Project inflation is such that the HSE has warned that NCH overruns jeopardise investment in new facilities.
They may stymie the reforms envisaged under Sláintecare, adding further to the cost. This seems an inordinate price to pay for a single, long-delayed project no matter how desirable. Those concerns, and others around staffing and scale, have been aired but not answered satisfactorily.
The impression that a make-it-up-as-you-go-along culture around costing major projects is a real presence in public life was exacerbated by evidence given to an Oireachtas committee by Eir chief executive Carolan Lennon who claimed her company could deliver the National Broadband Plan for around €1bn, a fraction of the €5bn price in the public domain around an evolving agreement with the preferred bidder — the only one standing — US investment firm Granahan McCourt.

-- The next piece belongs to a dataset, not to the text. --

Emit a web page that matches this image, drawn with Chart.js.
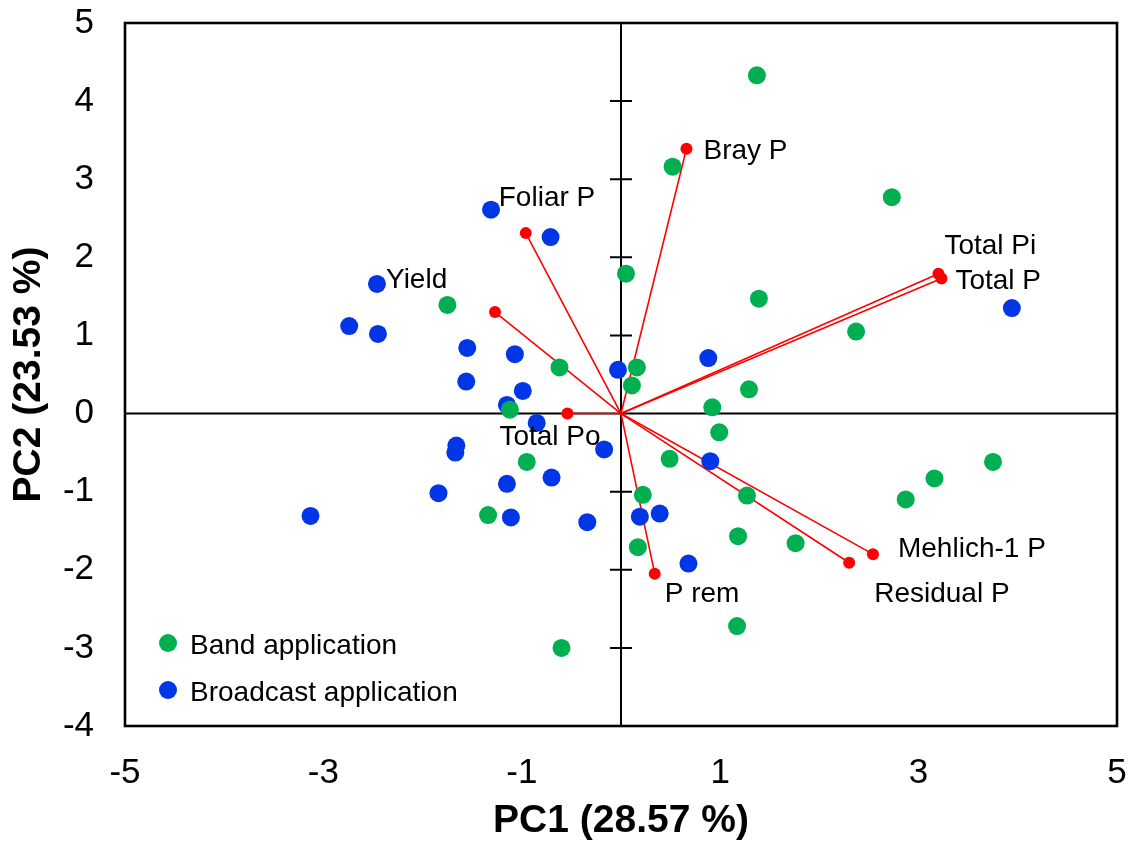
<!DOCTYPE html>
<html>
<head>
<meta charset="utf-8">
<title>PCA biplot</title>
<script src="https://cdn.jsdelivr.net/npm/chart.js@4.4.1/dist/chart.umd.min.js"></script>
<style>
  html, body { margin: 0; padding: 0; background: #ffffff; }
  #wrap { width: 1132px; height: 845px; position: relative; }
</style>
</head>
<body>
<div id="wrap"><canvas id="biplot"></canvas></div>
<script>
// Sample scores on the first two principal components
const bandPC1 = [1.37, 0.52, 2.73, 0.05, 1.39, -1.75, 2.37, -0.62, 0.16, 0.11, 1.29, 0.92, -1.12, 0.99,
                 -0.95, 0.49, 3.75, 3.16, 2.87, 0.22, 1.27, -1.34, 1.18, 1.76, 0.17, 1.17, -0.60];
const bandPC2 = [4.33, 3.16, 2.77, 1.79, 1.47, 1.39, 1.05, 0.59, 0.59, 0.36, 0.31, 0.08, 0.05, -0.24,
                 -0.62, -0.58, -0.62, -0.83, -1.10, -1.04, -1.05, -1.30, -1.57, -1.66, -1.71, -2.72, -3.00];

const broadcastPC1 = [-1.31, -0.71, -2.46, -2.74, -2.45, -1.55, -1.07, -1.56, -0.99, -1.15, -0.85, -0.03, 0.88, 3.94,
                      -1.66, -1.67, -0.17, 0.90, -1.15, -0.70, -1.84, -3.13, -1.11, -0.34, 0.19, 0.39, 0.68];
const broadcastPC2 = [2.61, 2.26, 1.66, 1.12, 1.02, 0.84, 0.76, 0.41, 0.29, 0.11, -0.12, 0.56, 0.71, 1.35,
                      -0.41, -0.50, -0.46, -0.61, -0.90, -0.82, -1.02, -1.31, -1.33, -1.39, -1.32, -1.28, -1.92];

// Variable loadings (vector tips)
const variables = ['Bray P', 'Foliar P', 'Yield', 'Total Pi', 'Total P', 'Total Po', 'Mehlich-1 P', 'Residual P', 'P rem'];
const loadPC1 = [0.66, -0.96, -1.27, 3.20, 3.23, -0.54, 2.54, 2.30, 0.34];
const loadPC2 = [3.39, 2.31, 1.30, 1.79, 1.73, 0.00, -1.80, -1.91, -2.05];

// Axis ranges and tick spacing
const xRange = [-5, 5], xStep = 2;
const yRange = [-4, 5], yStep = 1;

// Series names
const groupNames = ['Band application', 'Broadcast application'];

// ---- styling ----
const FONT = '"Liberation Sans", Arial, Helvetica, sans-serif';
const GREEN = '#00b050';
const BLUE = '#0036e6';
const RED = '#ff0000';

// pixel offsets of each variable's name from its vector tip
const labelOffset = {
  'Bray P': [17, 3], 'Foliar P': [-27, -35], 'Yield': [-109, -32], 'Total Pi': [6, -27],
  'Total P': [14, 3], 'Total Po': [-68, 24], 'Mehlich-1 P': [25, -5], 'Residual P': [25, 32], 'P rem': [10, 21]
};

const toPoints = (xs, ys) => xs.map((x, i) => ({ x: x, y: ys[i] }));

const datasets = [
  { label: groupNames[0], data: toPoints(bandPC1, bandPC2), backgroundColor: GREEN, borderColor: GREEN,
    pointRadius: 9, pointHoverRadius: 9, borderWidth: 0, order: 0 },
  { label: groupNames[1], data: toPoints(broadcastPC1, broadcastPC2), backgroundColor: BLUE, borderColor: BLUE,
    pointRadius: 9, pointHoverRadius: 9, borderWidth: 0, order: 0 }
];
variables.forEach((name, i) => {
  datasets.push({
    label: name,
    data: [{ x: 0, y: 0 }, { x: loadPC1[i], y: loadPC2[i] }],
    showLine: true, borderColor: RED, borderWidth: 1.6,
    backgroundColor: RED, pointBackgroundColor: RED, pointBorderWidth: 0,
    pointRadius: [0, 6], pointHoverRadius: [0, 6], order: 1
  });
});

// frame, zero axes with cross ticks
const framePlugin = {
  id: 'frameAndZeroAxes',
  beforeDatasetsDraw(chart) {
    const { ctx, chartArea: a, scales: { x, y } } = chart;
    ctx.save();
    ctx.strokeStyle = '#000';
    ctx.lineWidth = 2;
    const x0 = x.getPixelForValue(0), y0 = y.getPixelForValue(0);
    ctx.beginPath();
    ctx.moveTo(a.left, y0); ctx.lineTo(a.right, y0);
    ctx.moveTo(x0, a.top); ctx.lineTo(x0, a.bottom);
    for (let v = yRange[0] + 1; v < yRange[1]; v += yStep) {
      if (v === 0) continue;
      const py = y.getPixelForValue(v);
      ctx.moveTo(x0 - 11, py); ctx.lineTo(x0 + 11, py);
    }
    ctx.stroke();
    ctx.lineWidth = 2.6;
    ctx.strokeRect(a.left, a.top, a.right - a.left, a.bottom - a.top);
    ctx.restore();
  }
};

// variable names next to vector tips, and the legend in the lower-left corner
const textPlugin = {
  id: 'vectorLabelsAndLegend',
  afterDatasetsDraw(chart) {
    const { ctx, chartArea: a, scales: { x, y } } = chart;
    ctx.save();
    ctx.font = '28px ' + FONT;
    ctx.fillStyle = '#000';
    ctx.textAlign = 'left';
    ctx.textBaseline = 'middle';
    variables.forEach((name, i) => {
      const off = labelOffset[name];
      ctx.fillText(name, x.getPixelForValue(loadPC1[i]) + off[0], y.getPixelForValue(loadPC2[i]) + off[1]);
    });
    // legend
    const rows = [a.bottom - 83, a.bottom - 36];
    [0, 1].forEach((k) => {
      const ds = chart.data.datasets[k];
      ctx.beginPath();
      ctx.fillStyle = ds.backgroundColor;
      ctx.arc(a.left + 43, rows[k], 9, 0, Math.PI * 2);
      ctx.fill();
      ctx.fillStyle = '#000';
      ctx.fillText(ds.label, a.left + 65, rows[k] + 3);
    });
    ctx.restore();
  }
};

new Chart(document.getElementById('biplot'), {
  type: 'scatter',
  data: { datasets: datasets },
  options: {
    responsive: true,
    maintainAspectRatio: false,
    animation: false,
    devicePixelRatio: 1,
    layout: { padding: { left: 0, right: 15, top: 23, bottom: 0 } },
    plugins: {
      legend: { display: false },
      tooltip: { enabled: false }
    },
    scales: {
      x: {
        type: 'linear', position: 'bottom',
        min: xRange[0], max: xRange[1],
        grid: { display: false, drawTicks: false },
        border: { display: false },
        ticks: { stepSize: xStep, padding: 26, color: '#000', font: { family: FONT, size: 35 } },
        title: { display: true, text: 'PC1 (28.57 %)', color: '#000', padding: { top: 0, bottom: 0 },
                 font: { family: FONT, size: 39, weight: 'bold' } },
        afterFit(scale) {
          scale.height = 119;
          scale.paddingLeft = 0; scale.paddingRight = 0;
        }
      },
      y: {
        type: 'linear', position: 'left',
        min: yRange[0], max: yRange[1],
        grid: { display: false, drawTicks: false },
        border: { display: false },
        ticks: { stepSize: yStep, padding: 31, color: '#000', font: { family: FONT, size: 35 } },
        title: { display: true, text: 'PC2 (23.53 %)', color: '#000', padding: { top: 6, bottom: 0 },
                 font: { family: FONT, size: 39, weight: 'bold' } },
        afterFit(scale) {
          scale.width = 125;
          scale.paddingTop = 0; scale.paddingBottom = 0;
        }
      }
    }
  },
  plugins: [framePlugin, textPlugin]
});
</script>
</body>
</html>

Concerns around the prospect that a national broadband network largely funded by a €3bn Government contribution might remain in private ownership were not eased when David McCourt, the Granahan McCourt chief executive, declined to appear before the Oireachtas committee considering the plan.
Just as with the NCH, this project seems to have more than its share of unanswered, sometimes troubling, questions.
Mr McCourt was not the only one to decline an invitation to that committee. The Department of Public Expenditure’s secretary general Robert Watt snubbed the communications, climate action and environment committee after he raised concerns around the cost and value for money of the project. Government has sanctioned the plan though the Eir intervention, and ultimately Mr Watt’s, may mean it is reviewed.
Mr Watt is not the only public servant to raise issues around value for money. He has been joined by Transport Infrastructure Ireland’s director of capital programmes Peter Walsh who raised questions around a multi-million project designed to resolve escalating congestion and delays at the Dunkettle junction on the eastern edge of Cork City.
This vital hub is overwhelmed by about 100,000 vehicles a day and is the root cause of severe traffic congestion across swathes of the city. It must be resolved. Current plans are scheduled to take over four years but a back-to-the-drawing-board review of costs could, according to TII, add up to two years to the project.
Though those time scales seem modest when compared to other transport proposals for Cork City that will be of little consolation to the hundreds of thousands of commuters trying to negotiate the junction each week.
Despite that, a blank cheque solution is not possible. Once again service users will pay the price for imprecise costing and — the real issue — a collapse in trust around how public money is used.